Bagehot writing in The Economist magazine of the 18th of December, finds it a shocking failure for a Conservative-led government that, in too many families, its plans for increased tuition fees are seen as an attack on aspiration. The government is said to have been too much on the defensive in the tuition fees debate and should have turned the argument around more and better presented its case that e.g. students will also be more empowered to shop around for the best value for their degree courses. This approach could then link increased tuition fees together with more decentralisation and power to local government, a volunteer-based Big Society and the more autonomous Free Schools, within a single, radical and Conservative concept aimed at limiting what should be expected from the State.
The opportunity is there to win such an argument if one considers the results of an opinion poll by ComRes, taken just after the first student protests in November. Although 70% of the public agreed that higher fees will deter poorer young people from applying to university, the same poll found that 64% of the public agreed that students should share the burden of public sector spending cuts.
Some Conservatives believe that higher tuition fees will empower students because the resulting higher, upfront loans, repayable only after the recipients are earning above a certain level, will in practice encourage students to seek out those courses seeming to offer the best value for money in getting a degree. Such competition for students will in turn force colleges to improve their teaching and offer innovations such as shorter, more intensive courses, courses more tailored to meet the needs of prospective employers, thereby making degrees more accessible not less.
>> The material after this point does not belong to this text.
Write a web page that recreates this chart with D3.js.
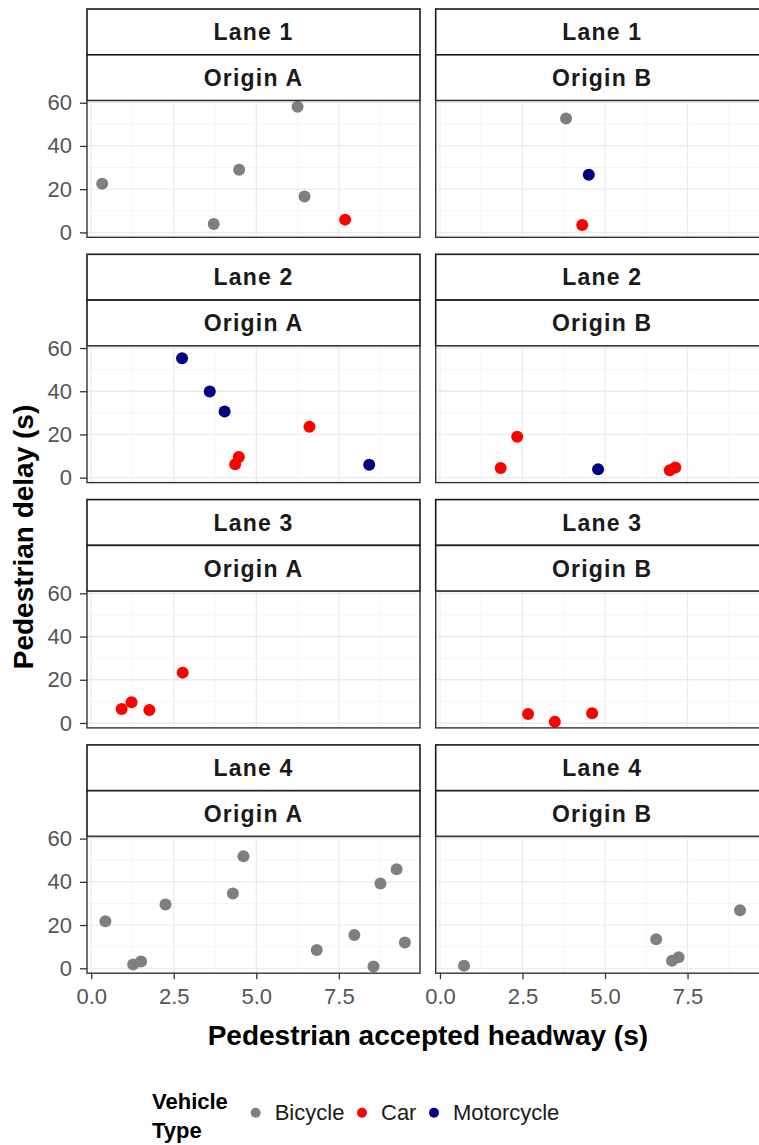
<!DOCTYPE html>
<html>
<head>
<meta charset="utf-8">
<script src="https://cdn.jsdelivr.net/npm/d3@7"></script>
<style>
  body { margin: 0; background: #fff; }
  svg { font-family: "Liberation Sans", Arial, sans-serif; }
</style>
</head>
<body>
<div id="chart"></div>
<script>
// facets
var lanes   = ["Lane 1", "Lane 2", "Lane 3", "Lane 4"];
var origins = ["Origin A", "Origin B"];
var vehicleTypes  = ["Bicycle", "Car", "Motorcycle"];
var vehicleColors = ["#7f7f7f", "#ff0000", "#000080"];

// [headway (s), delay (s), vehicle]
var lane1A = [[0.33, 22.5, "Bicycle"], [3.71, 3.9, "Bicycle"], [4.48, 29.0, "Bicycle"],
              [6.25, 58.1, "Bicycle"], [6.46, 16.6, "Bicycle"], [7.69, 5.9, "Car"]];
var lane1B = [[3.82, 52.7, "Bicycle"], [4.51, 26.7, "Motorcycle"], [4.31, 3.4, "Car"]];
var lane2A = [[2.75, 55.3, "Motorcycle"], [3.59, 39.9, "Motorcycle"], [4.04, 30.6, "Motorcycle"],
              [6.61, 23.6, "Car"], [4.47, 9.6, "Car"], [4.36, 6.2, "Car"], [8.42, 6.0, "Motorcycle"]];
var lane2B = [[2.34, 18.9, "Car"], [1.84, 4.5, "Car"], [4.79, 3.9, "Motorcycle"],
              [6.96, 3.4, "Car"], [7.13, 4.7, "Car"]];
var lane3A = [[0.92, 6.5, "Car"], [1.22, 9.6, "Car"], [1.76, 6.0, "Car"], [2.77, 23.3, "Car"]];
var lane3B = [[2.67, 4.2, "Car"], [3.48, 0.6, "Car"], [4.61, 4.5, "Car"]];
var lane4A = [[0.43, 21.8, "Bicycle"], [1.27, 1.8, "Bicycle"], [1.51, 3.1, "Bicycle"],
              [2.25, 29.5, "Bicycle"], [4.29, 34.6, "Bicycle"], [4.61, 51.8, "Bicycle"],
              [6.83, 8.5, "Bicycle"], [7.97, 15.4, "Bicycle"], [8.55, 0.8, "Bicycle"],
              [8.76, 39.2, "Bicycle"], [9.25, 45.8, "Bicycle"], [9.50, 11.9, "Bicycle"]];
var lane4B = [[0.73, 1.2, "Bicycle"], [6.55, 13.4, "Bicycle"], [7.03, 3.5, "Bicycle"],
              [7.23, 5.1, "Bicycle"], [9.09, 26.9, "Bicycle"]];

var panels = [[lane1A, lane1B], [lane2A, lane2B], [lane3A, lane3B], [lane4A, lane4B]];

var xTicks = [0, 2.5, 5, 7.5];
var xMinor = [1.25, 3.75, 6.25, 8.75];
var yTicks = [0, 20, 40, 60];
var yMinor = [10, 30, 50];

// layout
var w = 759, h = 1145;
var panelW = 333, panelH = 136.7, stripH = 45.8;
var colX = [87, 435.7];
var rowY = [9, 254.3, 499.6, 744.9];

var color = d3.scaleOrdinal().domain(vehicleTypes).range(vehicleColors);

// shared scales, ggplot style 5% expansion
var all = d3.merge(d3.merge(panels));
function expand(ext) {
  var pad = (ext[1] - ext[0]) * 0.05;
  return [ext[0] - pad, ext[1] + pad];
}
var x = d3.scaleLinear().domain(expand(d3.extent(all, function(d) { return d[0]; }))).range([0, panelW]);
var y = d3.scaleLinear().domain(expand(d3.extent(all, function(d) { return d[1]; }))).range([panelH, 0]);

var svg = d3.select("#chart").append("svg")
    .attr("width", w)
    .attr("height", h);

lanes.forEach(function(lane, r) {
  origins.forEach(function(origin, c) {
    var g = svg.append("g")
        .attr("transform", "translate(" + colX[c] + "," + rowY[r] + ")");

    // two strips
    [lane, origin].forEach(function(label, i) {
      g.append("rect")
       .attr("x", 0).attr("y", i * stripH)
       .attr("width", panelW).attr("height", stripH)
       .attr("fill", "#fff").attr("stroke", "#1a1a1a").attr("stroke-width", 1.6);
      g.append("text")
       .attr("x", panelW / 2).attr("y", i * stripH + stripH / 2)
       .attr("dy", "0.36em")
       .attr("text-anchor", "middle")
       .attr("font-size", 23).attr("font-weight", "bold")
       .attr("letter-spacing", 1.2)
       .attr("fill", "#1a1a1a")
       .text(label);
    });

    var p = g.append("g").attr("transform", "translate(0," + (2 * stripH) + ")");
    p.append("rect").attr("width", panelW).attr("height", panelH).attr("fill", "#fff");

    // grid
    p.selectAll(".vminor").data(xMinor).enter().append("line")
     .attr("x1", x).attr("x2", x).attr("y1", 0).attr("y2", panelH)
     .attr("stroke", "#f3f3f3").attr("stroke-width", 0.8);
    p.selectAll(".hminor").data(yMinor).enter().append("line")
     .attr("y1", y).attr("y2", y).attr("x1", 0).attr("x2", panelW)
     .attr("stroke", "#f3f3f3").attr("stroke-width", 0.8);
    p.selectAll(".vmajor").data(xTicks).enter().append("line")
     .attr("x1", x).attr("x2", x).attr("y1", 0).attr("y2", panelH)
     .attr("stroke", "#ebebeb").attr("stroke-width", 1.3);
    p.selectAll(".hmajor").data(yTicks).enter().append("line")
     .attr("y1", y).attr("y2", y).attr("x1", 0).attr("x2", panelW)
     .attr("stroke", "#ebebeb").attr("stroke-width", 1.3);

    // points
    p.selectAll("circle").data(panels[r][c]).enter().append("circle")
     .attr("cx", function(d) { return x(d[0]); })
     .attr("cy", function(d) { return y(d[1]); })
     .attr("r", 6)
     .attr("fill", function(d) { return color(d[2]); });

    p.append("rect").attr("width", panelW).attr("height", panelH)
     .attr("fill", "none").attr("stroke", "#333").attr("stroke-width", 1.4);

    // axes on the outer panels only
    if (c === 0) {
      var ya = p.append("g")
          .call(d3.axisLeft(y).tickValues(yTicks).tickSize(7).tickPadding(8));
      ya.select(".domain").remove();
      ya.selectAll("line").attr("stroke", "#333").attr("stroke-width", 1.3);
      ya.selectAll("text").attr("font-size", 22).attr("fill", "#555")
        .attr("font-family", "Liberation Sans, Arial, sans-serif");
    }
    if (r === lanes.length - 1) {
      var xa = p.append("g")
          .attr("transform", "translate(0," + panelH + ")")
          .call(d3.axisBottom(x).tickValues(xTicks).tickFormat(d3.format(".1f"))
                .tickSize(6).tickPadding(9));
      xa.select(".domain").remove();
      xa.selectAll("line").attr("stroke", "#333").attr("stroke-width", 1.3);
      xa.selectAll("text").attr("font-size", 22).attr("fill", "#555")
        .attr("font-family", "Liberation Sans, Arial, sans-serif");
    }
  });
});

// axis titles
svg.append("text")
   .attr("x", (colX[0] + colX[1] + panelW) / 2).attr("y", 1045)
   .attr("text-anchor", "middle")
   .attr("font-size", 28).attr("font-weight", "bold")
   .text("Pedestrian accepted headway (s)");

svg.append("text")
   .attr("transform", "translate(33,537) rotate(-90)")
   .attr("text-anchor", "middle")
   .attr("font-size", 28).attr("font-weight", "bold")
   .text("Pedestrian delay (s)");

// legend
var legend = svg.append("g");
legend.append("text").attr("x", 152).attr("y", 1109)
      .attr("font-size", 22).attr("font-weight", "bold").text("Vehicle");
legend.append("text").attr("x", 152).attr("y", 1138)
      .attr("font-size", 22).attr("font-weight", "bold").text("Type");

var legendX = [255.7, 362, 434];
vehicleTypes.forEach(function(v, i) {
  legend.append("circle")
        .attr("cx", legendX[i]).attr("cy", 1112.7).attr("r", 5)
        .attr("fill", color(v));
  legend.append("text")
        .attr("x", legendX[i] + 19).attr("y", 1120)
        .attr("font-size", 22).attr("fill", "#1a1a1a")
        .text(v);
});
</script>
</body>
</html>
As it is, the Independent School sector is already preparing itself for the impact of increased university tuition fees, which could force middle-income parents to think twice about private education in order to save for the university stage of education. There is concern about competition from top state and grammar schools when children could be withdrawn from private school e.g. at the 6th form stage to cut costs before a degree course. The Education secretary is also planning to allow high-achieving comprehensive and grammar schools to expand, which will in turn create more places for those who might otherwise have gone for private education. Although the independent sector is responding e.g. by freezing school fees for next year, there is concern that Independent Schools will instead become much more the domain of the elite, with middle-income parents hardest hit.
In the case of the poorest would-be university students, Professor Eric Thomas, Vice-Chancellor of Bristol University and the next president of Universities UK, thinks that students from families on the lowest incomes should not pay tuition fees, in order to allow university Vice-Chancellors to charge other students the maximum amount. Therefore, he plans to scrap fees for the poorest students in an effort to widen participation, arguing that applicants from disadvantaged backgrounds do not want to get into debt. Indeed there is evidence from Ivy League universities in the US that the most effective way of increasing social mobility is to excuse those in most need from paying for their own tuition. In the case of Bristol University, the Vice-Chancellor proposes not only waiving tuition fees completely for the poorest students but also covering the cost of maintenance for such students. Professor Thomas also thought it apparent that as higher education was expanded in the past, it would not be possible for the taxpayer to carry all the cost, therefore making it inevitable that fees would have to increase.
The Higher Education White Paper is expected to set out rules governing universities that choose to charge fees above £6000 per year; there will have to be proof that the additional income is being used to increase numbers of students from low-income families.